How do you enhance your boss’s brand?
- You arrive on time and ensure that the day is mapped out and preparations are in place
Being prepared and professional projects an image of competence about you, your boss and your office. We all know that one PA who is chronically in panic and last-minute mode. It creates a very poor impression of him/her but also of their boss’ management style for allowing this (or sometimes even creating this). On the other side of the spectrum, when you have everything set up and well prepared they look good and you look good.
- You look the part
As much as you would be embarrassed if your boss arrived in flip flops for an important Monday morning management meeting, you also need to be aware that if you are wearing something inappropriate it is once again “The CFO’s PA” that is being referred to. The saying goes “dress as you would like to be addressed”. Sadly the world does judge a book by its cover, so make sure you are presenting yourself well and by association your manager. I am not advocating that you rush out and buy a glamourous wardrobe that you can’t afford… no, no! I am simply saying that you should ensure that your clothing is work appropriate, you are well groomed and that you dress for your figure and your work environment.
- You treat others with respect
It actually happened to me a few years ago, I started working with an executive and people in the company approached me to tell me how aloof, stuck up and arrogant my new boss was. Strangely I had never experienced any of this behavior from the exec in question and it puzzled me. I worked for her for a few months and the same individuals came back to me to say how much she had changed since I started working for her. Now I was truly stunned! I had seen absolutely no change in this individual; she had been consistently kind and professional at all times.
Then I started asking about the previous PA and getting some input on her behavior. On closer analysis I realized that all the behaviours that were attributed to the boss were actually impressions created by what the previous PA said and did. This was an exceptionally powerful lightbulb moment for me. Always treat people with respect, do not use your manager’s positional power to get things done and be decent to those around you.
- You take a real interest in people and the business
By taking an interest in your colleagues and customers you bring warmth to your shared brand, authenticity and depth. It is important for personal assistants to be the heart of their teams and companies. Our bosses spend so much time behind closed doors and in meetings that they sometimes miss what is happening with their teams, so you have great value to add from this perspective.

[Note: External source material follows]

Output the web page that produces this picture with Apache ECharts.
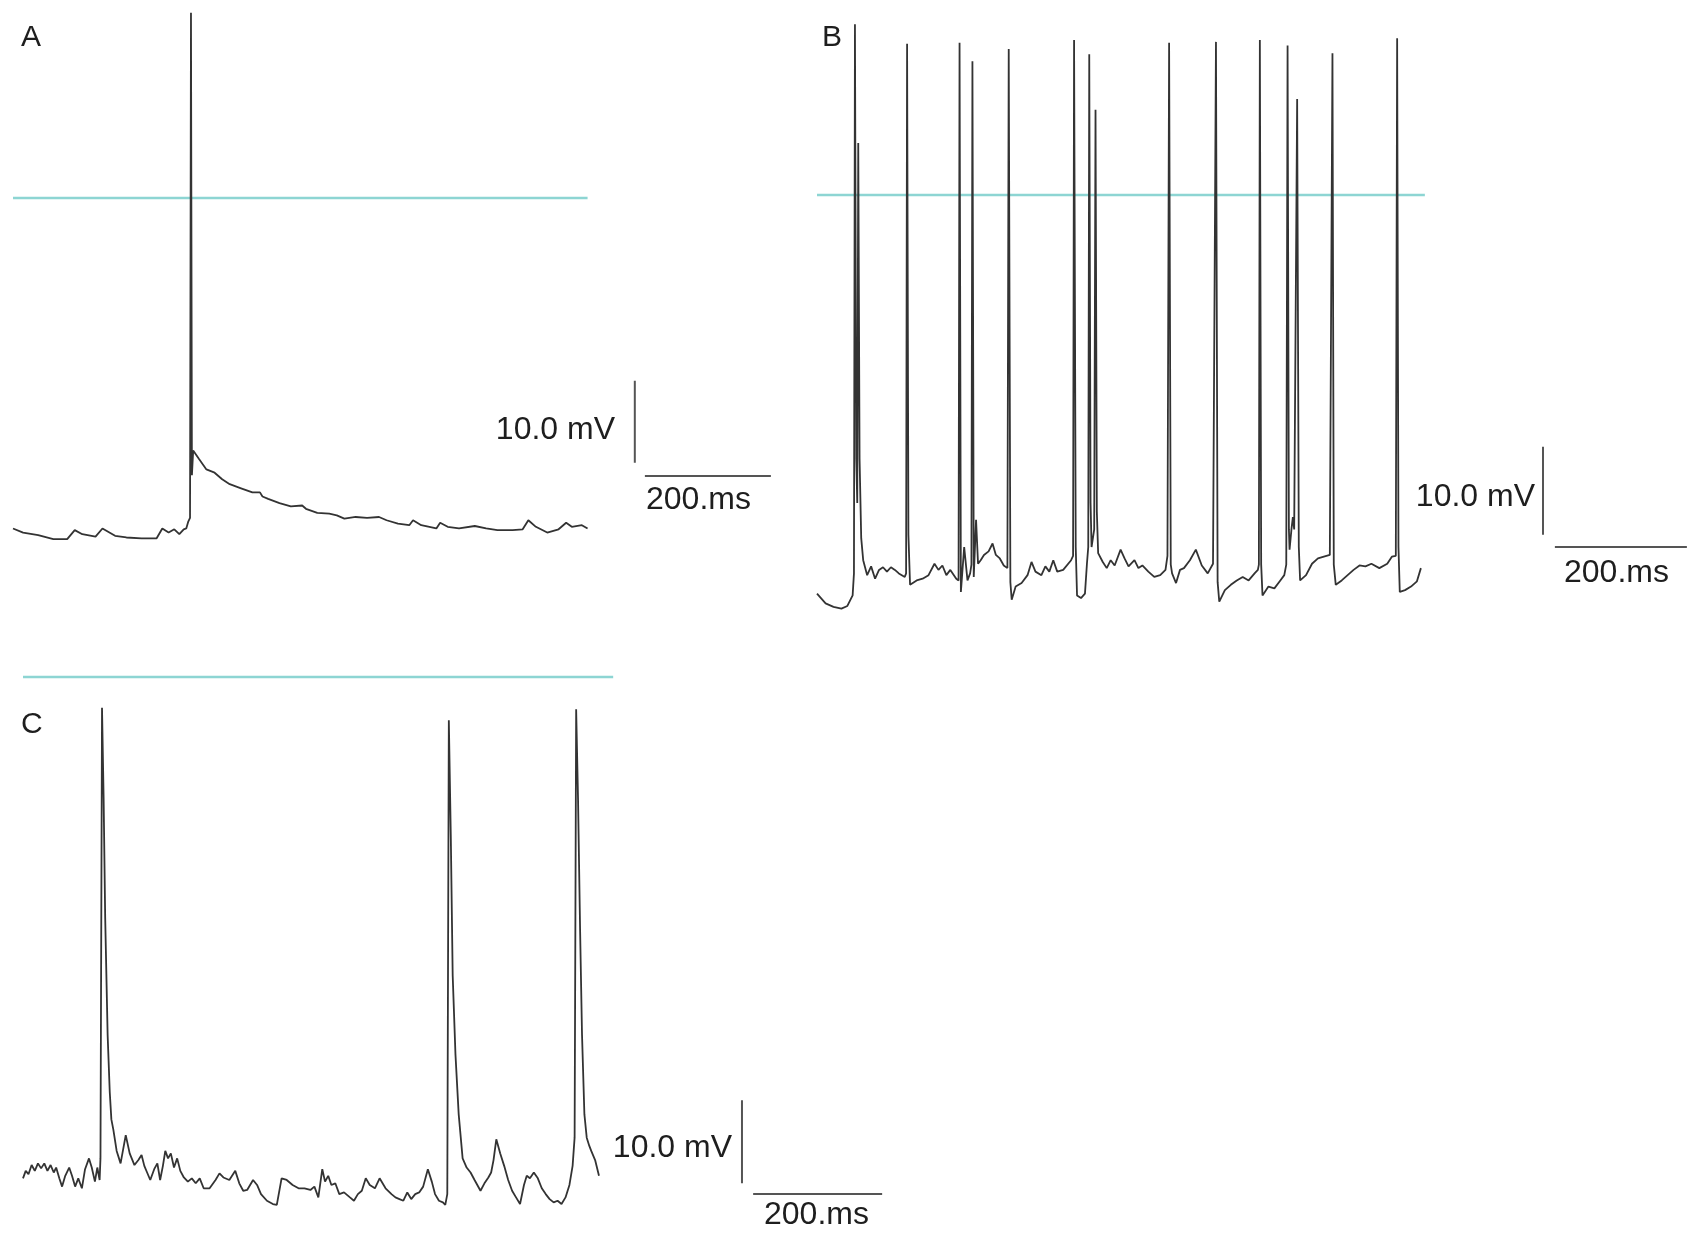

We don’t always realise it but our bosses want to feel proud of us. They want us to be the go to person in times of crisis, the person who can fix anything and make problems disappear. So when you are able to sort out complex problems calmly with your knowledge of the business, its processes and network, this makes you look like a professional. And when this happens publicly your boss will definitely feel good to have you in their corner (and others may actually feel a bit jealous).
We are also in a position to feed them information about the wellbeing of the team so that your boss is aware and can support the person appropriately (making them look more caring), be there for the team in their absence and flag up issues. In this way we take up a complementary role to their own.
They also need us to understand the business and the core job of our team. If we can do this we present to the world as competent and intelligent. These are very valuable traits for an assistant to have and reflect well on your boss too.
- You ensure that you keep developing
Upgrading yourself on a regular basis makes you a valued asset and your boss looks like they have made the right selection when they hired you. Being constantly aware of the need to grow and change also enhances how other teams and internal stakeholders view you. No one wants to be that PA whose skillset is stuck in the 60s. It is our job to keep moving with the times and stretch ourselves to ensure our own brand value and keep our office on-trend and relevant.
- You speak well of them or you stay silent
Not all of us are lucky enough to work for wonderful bosses. If your boss isn’t good to you or behaves badly take this up with them or the powers that be, but do not discuss them with their teams and colleagues. This will never reflect well on you and it will also damage their brand. Let them expose themselves through their own bad behavior. Keep your hands clean. If you can say something good about them then do so but if not, try not to get drawn into these kinds of discussion. Always protect them in public (even if they don’t deserve it) this is more about looking after your own brand than theirs.
- You always, always back them in public
When disagreements arise, try to resolve them privately. If you don’t agree take the discussion offline. Always present a united front to the rest of the team and the company. Being openly confrontational in public does not serve either of you.
- You keep your word and help them keep theirs
One of the most essential cornerstones of a strong personal brand is being truthful and keeping your word. This is where assistants can add great value to management. What do I mean? Well, if your boss has promised to take someone to lunch, remind them and schedule. If the boss has said that they will give input into a project, ensure that they abide by the set deadlines. Our executives are exceptionally busy and can’t always remember everything; it is our job to assist in this regard.
How do you limit damage to your own brand when the boss is not behaving well?
Sadly I have no sage advice on this matter except that I truly believe in karma and have seen it in action many times. I have seen the boss who bullies and publicly humiliates his assistant, months later being named and shamed on the front page of the newspaper.
The boss who blames his PA for everything that goes wrong, being asked to leave the company when his incompetence was found out.
When your boss is damaging your brand I urge you to just keep doing the best that you can. Don’t focus on them. They will expose themselves in the long run. Focus on what you do control and manage your own brand like a pro!